To make it as an architect these days, you have to be a networking ‘archipreneur’ with a degree in economics. What happened to just designing things?
I recently attended a lecture at my old architecture school, the Bartlett, entitled The Seven Year Itch. The premise was that you’ve got about seven years after becoming a qualified architect to learn all the skills your employer has to offer (and make mistakes at their expense), before either setting up on your own or setting off on the road to partnership. A panel consisting of an architect, an urban planner and a magazine editor were on hand to discuss the matter.
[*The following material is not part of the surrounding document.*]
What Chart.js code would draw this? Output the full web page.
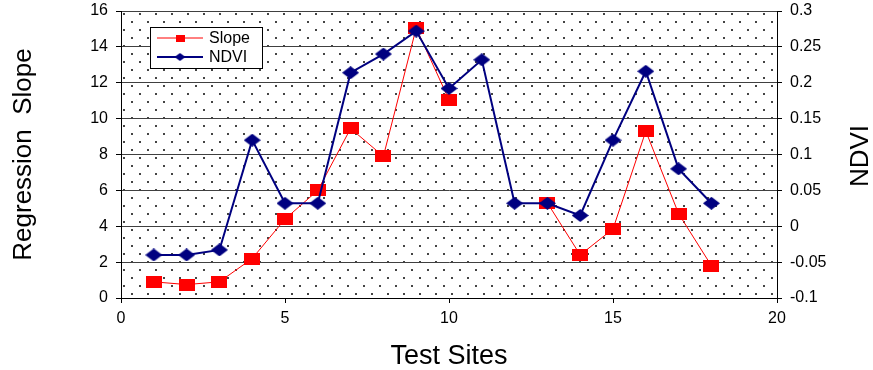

The thing that struck me was how all of them impressed on us the need to diversify. Our generation of architects, they said, has to do more, be more. We can’t afford to play the blinkered “designer” (said in a flamboyant French accent) and we need to read outside the architectural press, open ourselves to the world of economics and embrace the politics of the industry. Only then would we gain a proper understanding of how we should be pitching for work.
Fair enough, I thought, but I had to draw the line at the demand that we read and absorb the Stern report on the economics of climate change. I mean, it’s more than 500 pages long (and no pictures!); I have a life to live.
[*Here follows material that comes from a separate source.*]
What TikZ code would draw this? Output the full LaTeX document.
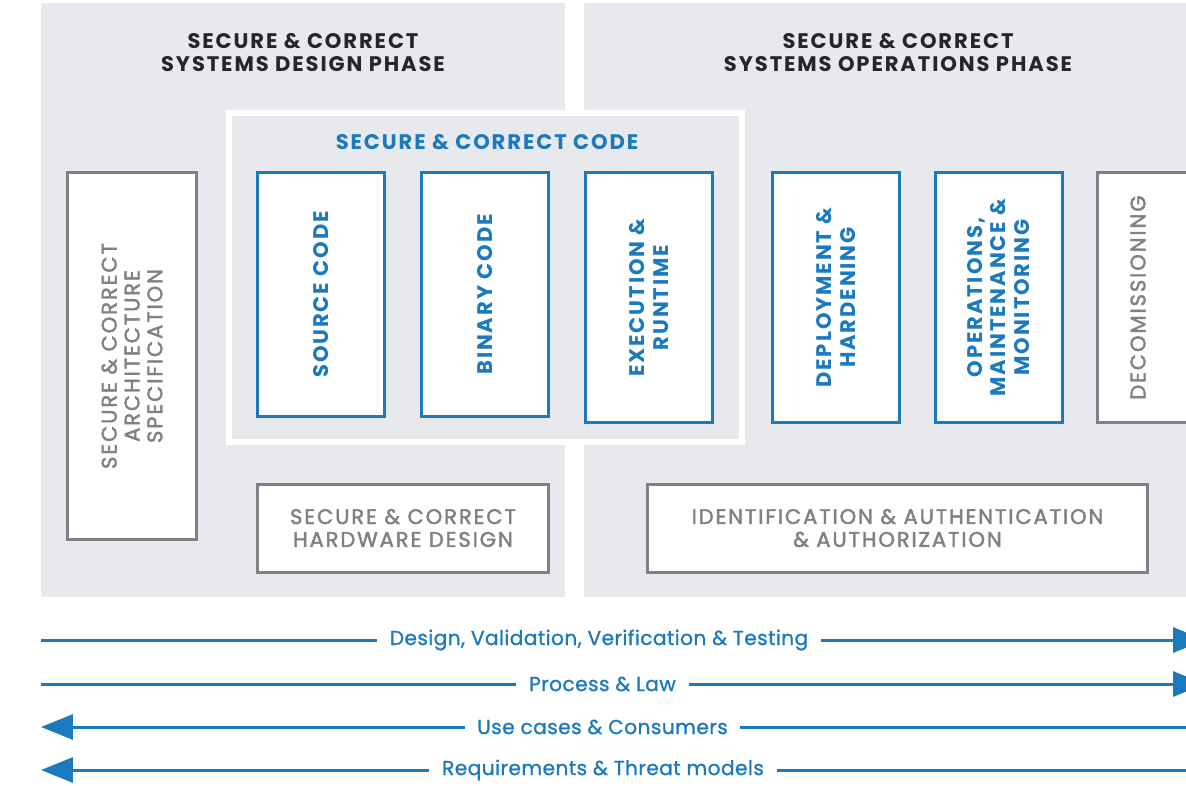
\documentclass[tikz,border=0pt]{standalone}
\usepackage{fontspec}
\setmainfont{Poppins}
\newfontfamily\capsfont[LetterSpace=9]{Poppins}
\newfontfamily\medcapsfont[LetterSpace=9,FakeBold=2]{Poppins}
\newfontfamily\flowfont[LetterSpace=2,FakeBold=1]{Poppins}
\usetikzlibrary{arrows.meta}

\definecolor{panelgray}{RGB}{232,233,236}
\definecolor{boxblue}{RGB}{27,121,190}
\definecolor{boxgray}{RGB}{128,128,135}
\definecolor{titledark}{RGB}{38,38,40}

\begin{document}
\begin{tikzpicture}[x=0.02cm, y=-0.02cm,
    panel/.style={fill=panelgray},
    codepanel/.style={fill=panelgray, draw=white, line width=0.11cm},
    heading/.style={font=\capsfont\bfseries\fontsize{12}{13}\selectfont, align=center},
    bluebox/.style={draw=boxblue, line width=0.06cm, fill=white, text=boxblue, inner sep=0pt,
      font=\capsfont\bfseries\fontsize{12}{13.5}\selectfont, align=center},
    graybox/.style={draw=boxgray, line width=0.06cm, fill=white, text=boxgray, inner sep=0pt,
      font=\medcapsfont\fontsize{12}{13}\selectfont, align=center},
    flowlabel/.style={text=boxblue, font=\flowfont\fontsize{11.5}{13}\selectfont, inner xsep=7pt},
    flow/.style={draw=boxblue, line width=0.06cm},
    tip/.style={-{Triangle[length=0.64cm, width=0.5cm]}}
  ]
  \useasboundingbox (0,0) rectangle (1186,785);
  \clip (0,0) rectangle (1186,785);

  % the two phases
  \fill[panel] (41,3) rectangle (565,597);
  \fill[panel] (584,3) rectangle (1200,597);
  \draw[codepanel] (229,113) rectangle (742,442);

  \node[heading, text=titledark] (design) at (303,52.5) {SECURE \& CORRECT\\SYSTEMS DESIGN PHASE};
  \node[heading, text=titledark] (operations) at (898,52.5) {SECURE \& CORRECT\\SYSTEMS OPERATIONS PHASE};
  \node[heading, text=boxblue] (code) at (487,142) {SECURE \& CORRECT CODE};

  % stages
  \node[graybox, rotate=90, minimum width=7.36cm, minimum height=2.6cm] (arch) at (132,356)
    {SECURE \& CORRECT\\ARCHITECTURE\\SPECIFICATION};
  \node[bluebox, rotate=90, minimum width=4.9cm, minimum height=2.56cm] (source) at (321,294.5) {SOURCE CODE};
  \node[bluebox, rotate=90, minimum width=4.9cm, minimum height=2.56cm] (binary) at (485,294.5) {BINARY CODE};
  \node[bluebox, rotate=90, minimum width=5.02cm, minimum height=2.56cm] (runtime) at (649,297.5)
    {EXECUTION \&\\RUNTIME};
  \node[bluebox, rotate=90, minimum width=5.02cm, minimum height=2.54cm] (deploy) at (836,297.5)
    {DEPLOYMENT \&\\HARDENING};
  \node[bluebox, rotate=90, minimum width=5.02cm, minimum height=2.54cm] (ops) at (998.5,297.5)
    {OPERATIONS,\\MAINTENANCE \&\\MONITORING};
  \node[graybox, rotate=90, minimum width=5.02cm, minimum height=2.56cm] (decom) at (1161,297.5) {};
  \node[graybox, draw=none, fill=none, rotate=90] (decomtext) at (1138,297.5) {DECOMISSIONING};

  \node[graybox, minimum width=5.84cm, minimum height=1.76cm] (hardware) at (403,528)
    {SECURE \& CORRECT\\HARDWARE DESIGN};
  \node[graybox, minimum width=10.02cm, minimum height=1.76cm] (identity) at (897.5,528)
    {IDENTIFICATION \& AUTHENTICATION\\\& AUTHORIZATION};

  % cross-cutting flows
  \coordinate (v1l) at (41,640);
  \coordinate (v1r) at (1205,640);
  \node[flowlabel] (verify) at (599,640) {Design, Validation, Verification \& Testing};
  \draw[flow] (v1l) -- (verify);
  \draw[flow, tip] (verify) -- (v1r);

  \coordinate (v2l) at (41,684);
  \coordinate (v2r) at (1205,684);
  \node[flowlabel] (law) at (602.5,684) {Process \& Law};
  \draw[flow] (v2l) -- (law);
  \draw[flow, tip] (law) -- (v2r);

  \coordinate (v3l) at (41,727);
  \coordinate (v3r) at (1205,727);
  \node[flowlabel] (usecases) at (602.5,727) {Use cases \& Consumers};
  \draw[flow] (v3r) -- (usecases);
  \draw[flow, tip] (usecases) -- (v3l);

  \coordinate (v4l) at (41,770);
  \coordinate (v4r) at (1205,770);
  \node[flowlabel] (threats) at (603,770) {Requirements \& Threat models};
  \draw[flow] (v4r) -- (threats);
  \draw[flow, tip] (threats) -- (v4l);
\end{tikzpicture}
\end{document}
I might skim through it, but their point was that we can’t just set up shop and wait for the jobs to come trundling in. We have to go out there and make things happen.
Nord, the winner of this year’s YAYAs (Young Architect of the Year Award), gained much praise for having proposed the redevelopment of a number of public loos in Glasgow to the council and turned it into a live project. Collaborative practice 00:/[Zer’o Zer’o] similarly pitched to a council for a new “ethical beach” project, eventually creating a scheme out of nothing. All of which raises some questions over how architects pitch for work in the future.
It’s a shame that young practices’ energies are being drained from their core skill and expended in the effort to find jobs that don’t exist yet
I love the idea of being an architectural entrepreneur – I even tried it once. A few years ago, I found a derelict public toilet in the City, approached the Corporation of London, did a business plan, jumped through many hoops and got extremely excited about my new life as an “archipreneur”. I could set up on my own and spend my time dreaming up developments.
One day, along came a big nasty developer who bought the site next door, which happened to include the rights to the public loo, and my dreams went down the pan. Four years later, both the loo and the site next door remain derelict. The episode taught me that I’m not a client, a developer or a contractor. I think it’s a shame young practices are telling us that their energies are being drained from their core skill and expended in the effort to find jobs that don’t exist yet.
When did being an excellent designer stop being enough? Why are so many young architects struggling? It’s obvious that jobs in the UK are given to firms with track records, rather than talent. One recent competition proudly declared its aspiration to attract only young practices while demanding that they all provide five years of accounts and bank references, cleverly excluding those they were trying to attract. Official Journal notices nearly always preclude interest from younger practices for the same reasons, leaving them in the hands of the big and nasty practices able to cope with PFI consortiums.
When it comes to the creation and procurement of projects, architects have been squeezed lower and lower down the food chain. We could lament the transfer of skills from architects to QSs and , but those roles are extremely complex. This has allowed us to focus on being designers, but unfortunately this skill is not valued as a premium, and all too often we find ourselves too far from the client’s table.